= What is needed =
Every line of the data that contains the string "this" must be copied.

= Data shown =
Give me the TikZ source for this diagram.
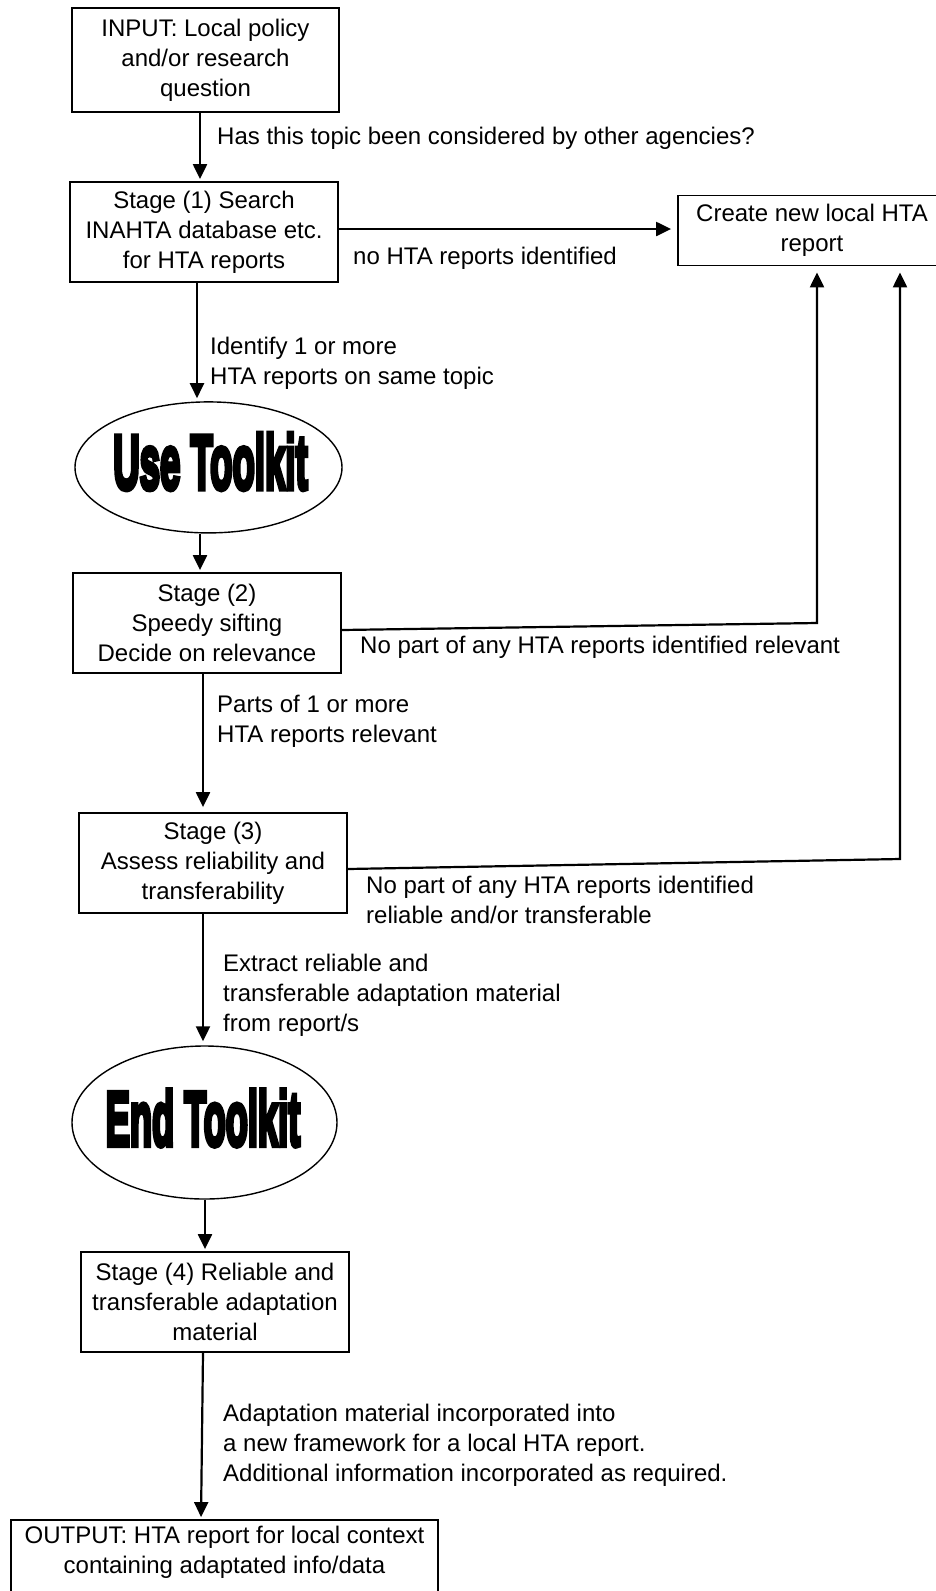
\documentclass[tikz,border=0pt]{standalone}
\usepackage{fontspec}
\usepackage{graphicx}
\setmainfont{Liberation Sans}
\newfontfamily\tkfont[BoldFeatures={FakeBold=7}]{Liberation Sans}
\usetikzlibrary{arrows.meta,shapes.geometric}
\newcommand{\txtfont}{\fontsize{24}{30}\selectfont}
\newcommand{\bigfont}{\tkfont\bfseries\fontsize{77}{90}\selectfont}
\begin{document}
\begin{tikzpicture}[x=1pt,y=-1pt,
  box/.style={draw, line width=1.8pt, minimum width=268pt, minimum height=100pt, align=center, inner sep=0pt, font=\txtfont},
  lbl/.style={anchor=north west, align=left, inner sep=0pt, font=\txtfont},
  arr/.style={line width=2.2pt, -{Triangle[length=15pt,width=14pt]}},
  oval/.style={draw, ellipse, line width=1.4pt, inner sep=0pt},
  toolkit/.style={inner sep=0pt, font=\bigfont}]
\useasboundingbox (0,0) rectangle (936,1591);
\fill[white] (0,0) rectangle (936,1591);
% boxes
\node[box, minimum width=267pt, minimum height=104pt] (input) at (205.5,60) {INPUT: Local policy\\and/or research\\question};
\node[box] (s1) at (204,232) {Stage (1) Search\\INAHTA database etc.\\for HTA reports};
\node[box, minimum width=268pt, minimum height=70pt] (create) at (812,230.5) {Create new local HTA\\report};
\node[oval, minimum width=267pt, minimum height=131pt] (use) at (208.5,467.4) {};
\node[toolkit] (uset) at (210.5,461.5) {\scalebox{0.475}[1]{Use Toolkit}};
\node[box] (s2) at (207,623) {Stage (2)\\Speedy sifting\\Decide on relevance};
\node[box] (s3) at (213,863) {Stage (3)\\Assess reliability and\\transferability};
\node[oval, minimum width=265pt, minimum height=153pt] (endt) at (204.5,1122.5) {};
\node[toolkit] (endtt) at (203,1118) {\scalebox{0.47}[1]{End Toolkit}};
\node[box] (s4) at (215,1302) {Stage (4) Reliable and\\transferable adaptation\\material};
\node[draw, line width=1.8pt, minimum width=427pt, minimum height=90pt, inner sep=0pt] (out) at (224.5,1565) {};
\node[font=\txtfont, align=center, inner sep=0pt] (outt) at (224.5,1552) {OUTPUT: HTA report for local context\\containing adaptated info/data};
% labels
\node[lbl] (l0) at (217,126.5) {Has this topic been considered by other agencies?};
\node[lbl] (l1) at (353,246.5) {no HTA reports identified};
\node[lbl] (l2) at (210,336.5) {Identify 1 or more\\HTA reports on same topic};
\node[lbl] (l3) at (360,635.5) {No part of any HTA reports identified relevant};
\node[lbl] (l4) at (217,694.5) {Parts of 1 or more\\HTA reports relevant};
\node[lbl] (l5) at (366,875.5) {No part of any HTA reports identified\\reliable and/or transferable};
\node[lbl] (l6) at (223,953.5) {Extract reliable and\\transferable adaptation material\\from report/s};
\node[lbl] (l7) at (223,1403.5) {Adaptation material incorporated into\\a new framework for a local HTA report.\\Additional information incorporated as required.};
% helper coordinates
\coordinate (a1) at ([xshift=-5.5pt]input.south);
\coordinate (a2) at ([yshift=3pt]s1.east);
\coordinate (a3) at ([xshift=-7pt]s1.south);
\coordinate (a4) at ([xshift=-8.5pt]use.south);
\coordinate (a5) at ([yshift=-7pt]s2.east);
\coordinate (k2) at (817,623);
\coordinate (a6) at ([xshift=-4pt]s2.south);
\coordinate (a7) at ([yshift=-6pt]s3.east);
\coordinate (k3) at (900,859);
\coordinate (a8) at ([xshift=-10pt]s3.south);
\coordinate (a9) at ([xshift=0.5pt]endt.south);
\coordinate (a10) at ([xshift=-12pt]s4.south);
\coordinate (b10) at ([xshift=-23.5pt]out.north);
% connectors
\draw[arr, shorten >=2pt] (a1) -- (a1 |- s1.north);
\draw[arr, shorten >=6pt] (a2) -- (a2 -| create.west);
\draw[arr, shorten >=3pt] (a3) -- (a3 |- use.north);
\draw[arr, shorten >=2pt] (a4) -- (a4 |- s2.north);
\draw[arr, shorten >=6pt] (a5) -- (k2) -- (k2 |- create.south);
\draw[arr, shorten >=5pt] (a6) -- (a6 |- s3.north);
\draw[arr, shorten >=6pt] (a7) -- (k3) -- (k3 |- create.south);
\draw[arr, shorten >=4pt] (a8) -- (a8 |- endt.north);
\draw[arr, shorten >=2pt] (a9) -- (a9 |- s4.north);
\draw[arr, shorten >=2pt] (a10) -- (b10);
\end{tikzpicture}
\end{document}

= Solution below =
Give me the TikZ source for this diagram.
\node[lbl] (l0) at (217,126.5) {Has this topic been considered by other agencies?};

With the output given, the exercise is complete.